AIM =>
Find each line with the word "standalone" and say how many there are, nothing else.

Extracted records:
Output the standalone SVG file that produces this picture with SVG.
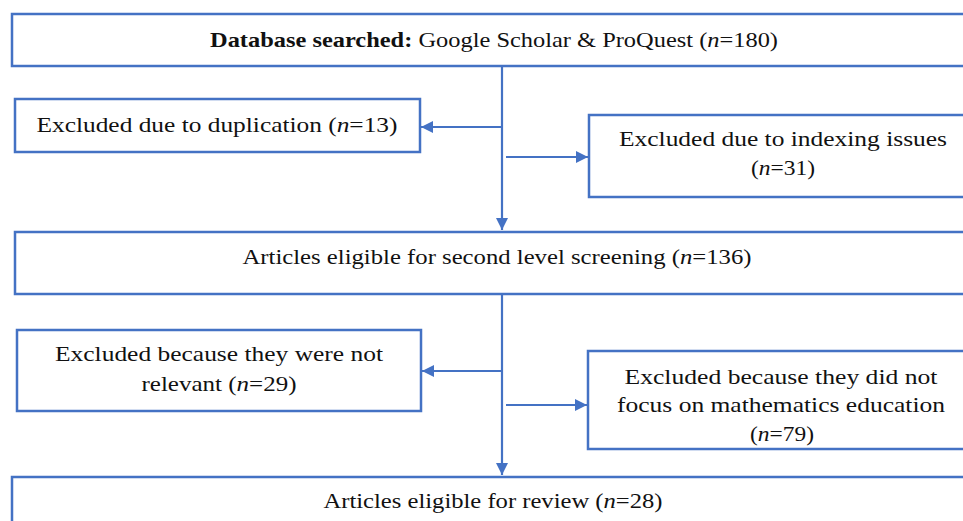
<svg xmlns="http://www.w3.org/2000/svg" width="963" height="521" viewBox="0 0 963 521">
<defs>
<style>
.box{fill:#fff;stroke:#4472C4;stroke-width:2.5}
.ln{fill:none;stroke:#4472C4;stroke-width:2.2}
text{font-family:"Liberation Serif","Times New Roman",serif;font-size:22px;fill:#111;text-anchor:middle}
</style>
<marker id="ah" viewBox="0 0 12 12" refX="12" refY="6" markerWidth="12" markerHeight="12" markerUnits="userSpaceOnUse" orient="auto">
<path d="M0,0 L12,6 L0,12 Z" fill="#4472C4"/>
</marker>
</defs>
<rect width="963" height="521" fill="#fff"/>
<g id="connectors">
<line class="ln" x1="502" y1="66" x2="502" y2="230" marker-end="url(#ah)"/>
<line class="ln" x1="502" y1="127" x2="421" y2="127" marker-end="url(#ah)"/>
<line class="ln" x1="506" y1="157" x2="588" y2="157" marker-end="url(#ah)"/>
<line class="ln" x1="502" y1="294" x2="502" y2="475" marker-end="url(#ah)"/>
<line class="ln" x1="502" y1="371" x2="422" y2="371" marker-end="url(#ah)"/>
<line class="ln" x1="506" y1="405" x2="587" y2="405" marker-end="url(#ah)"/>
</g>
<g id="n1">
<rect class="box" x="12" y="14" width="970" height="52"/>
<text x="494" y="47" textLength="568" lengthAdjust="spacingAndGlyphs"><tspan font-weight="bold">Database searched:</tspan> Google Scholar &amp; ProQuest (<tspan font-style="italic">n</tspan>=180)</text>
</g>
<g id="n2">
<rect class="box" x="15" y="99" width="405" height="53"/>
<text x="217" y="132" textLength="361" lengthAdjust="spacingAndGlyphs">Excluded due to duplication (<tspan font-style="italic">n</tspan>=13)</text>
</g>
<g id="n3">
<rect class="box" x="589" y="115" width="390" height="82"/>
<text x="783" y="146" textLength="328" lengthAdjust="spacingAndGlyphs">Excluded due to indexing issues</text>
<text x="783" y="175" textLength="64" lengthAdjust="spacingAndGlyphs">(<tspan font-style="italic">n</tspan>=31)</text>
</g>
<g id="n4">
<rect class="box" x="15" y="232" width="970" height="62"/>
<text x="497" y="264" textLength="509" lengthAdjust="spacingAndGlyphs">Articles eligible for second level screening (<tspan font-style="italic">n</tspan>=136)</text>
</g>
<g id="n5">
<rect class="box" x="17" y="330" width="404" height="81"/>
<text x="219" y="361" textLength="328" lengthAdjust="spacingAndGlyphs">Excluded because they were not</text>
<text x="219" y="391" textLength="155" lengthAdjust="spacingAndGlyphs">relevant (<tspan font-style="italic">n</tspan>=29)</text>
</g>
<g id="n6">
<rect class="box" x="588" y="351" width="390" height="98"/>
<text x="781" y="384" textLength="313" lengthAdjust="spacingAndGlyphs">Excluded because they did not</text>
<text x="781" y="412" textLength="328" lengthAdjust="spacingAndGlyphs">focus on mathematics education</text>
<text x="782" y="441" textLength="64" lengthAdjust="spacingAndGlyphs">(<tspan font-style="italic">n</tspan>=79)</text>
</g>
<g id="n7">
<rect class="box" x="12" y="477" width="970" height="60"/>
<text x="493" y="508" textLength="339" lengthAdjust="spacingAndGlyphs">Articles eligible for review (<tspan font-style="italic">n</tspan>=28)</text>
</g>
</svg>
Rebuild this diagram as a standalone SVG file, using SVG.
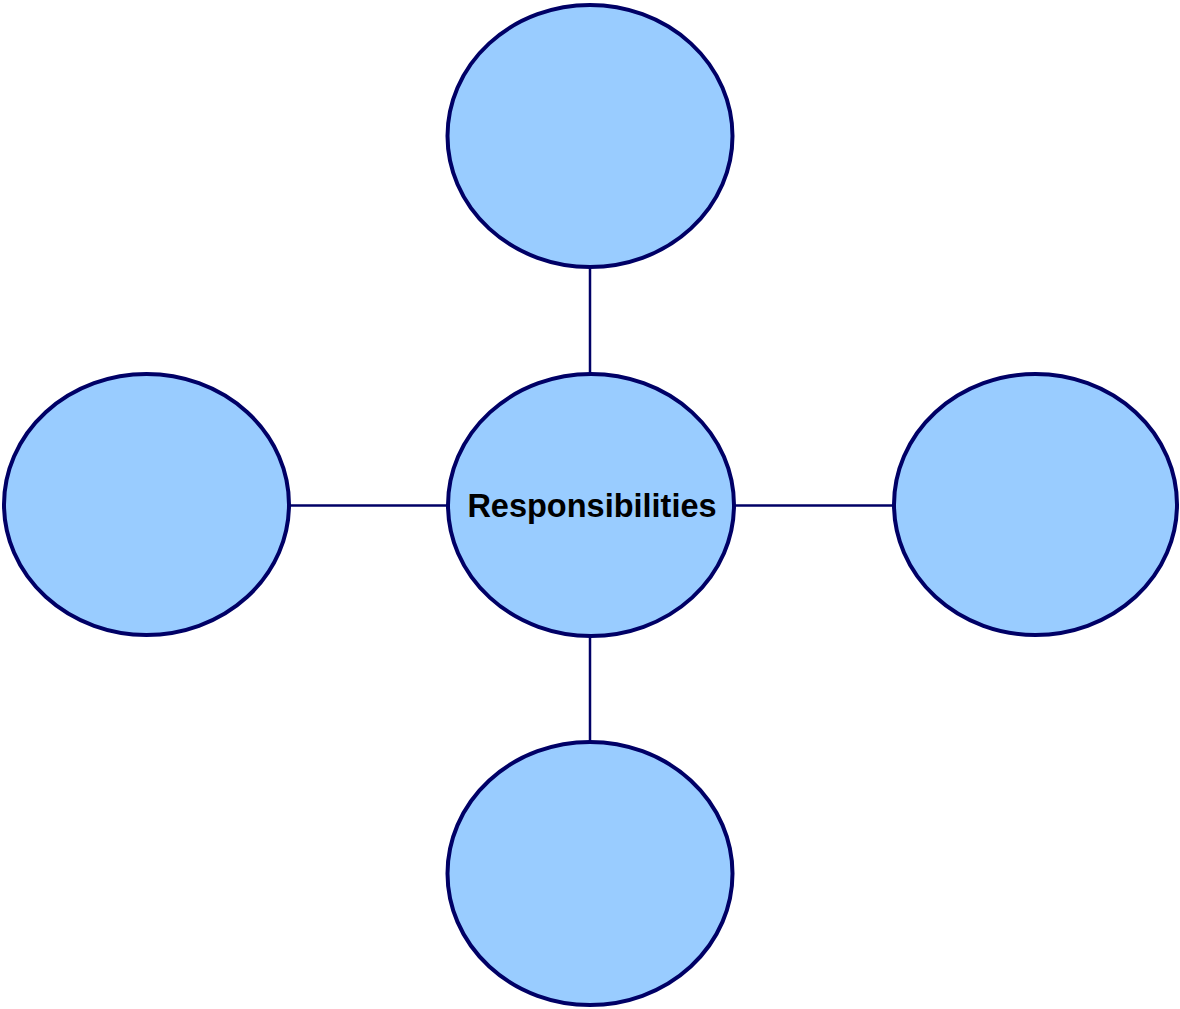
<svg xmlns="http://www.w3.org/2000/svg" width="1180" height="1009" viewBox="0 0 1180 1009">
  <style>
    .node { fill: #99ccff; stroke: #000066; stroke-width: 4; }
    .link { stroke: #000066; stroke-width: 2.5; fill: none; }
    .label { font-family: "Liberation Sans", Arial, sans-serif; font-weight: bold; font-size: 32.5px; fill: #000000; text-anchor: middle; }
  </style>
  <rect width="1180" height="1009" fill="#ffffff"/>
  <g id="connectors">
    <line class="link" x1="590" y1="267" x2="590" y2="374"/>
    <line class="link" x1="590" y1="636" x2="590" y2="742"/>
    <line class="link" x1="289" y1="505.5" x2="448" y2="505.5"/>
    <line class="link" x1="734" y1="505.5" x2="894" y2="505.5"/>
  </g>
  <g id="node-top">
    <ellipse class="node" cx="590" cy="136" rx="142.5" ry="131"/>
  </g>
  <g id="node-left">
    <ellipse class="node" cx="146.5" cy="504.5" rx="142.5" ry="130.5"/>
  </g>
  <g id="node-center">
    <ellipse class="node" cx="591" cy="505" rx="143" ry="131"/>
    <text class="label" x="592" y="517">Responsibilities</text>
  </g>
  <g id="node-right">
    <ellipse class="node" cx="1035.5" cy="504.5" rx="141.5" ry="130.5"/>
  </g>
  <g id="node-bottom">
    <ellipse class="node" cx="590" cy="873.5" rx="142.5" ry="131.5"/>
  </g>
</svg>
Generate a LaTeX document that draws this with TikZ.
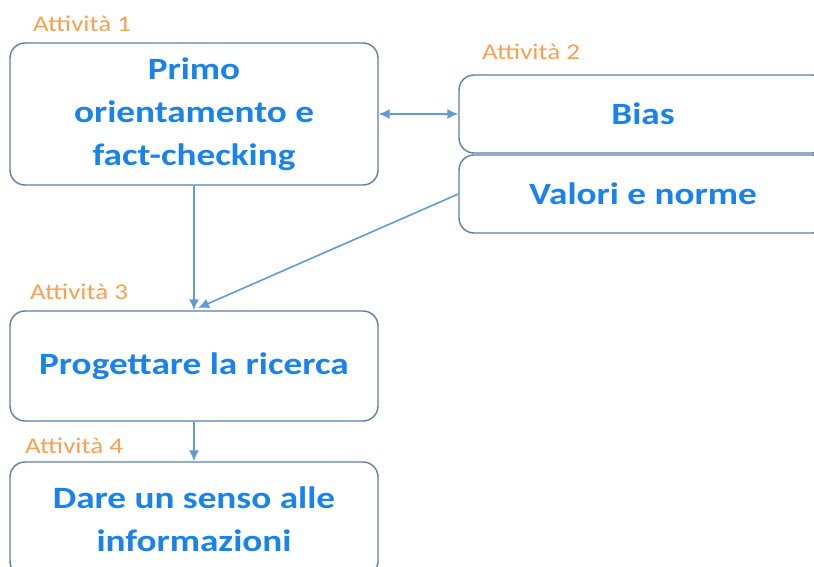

RESULT =>
2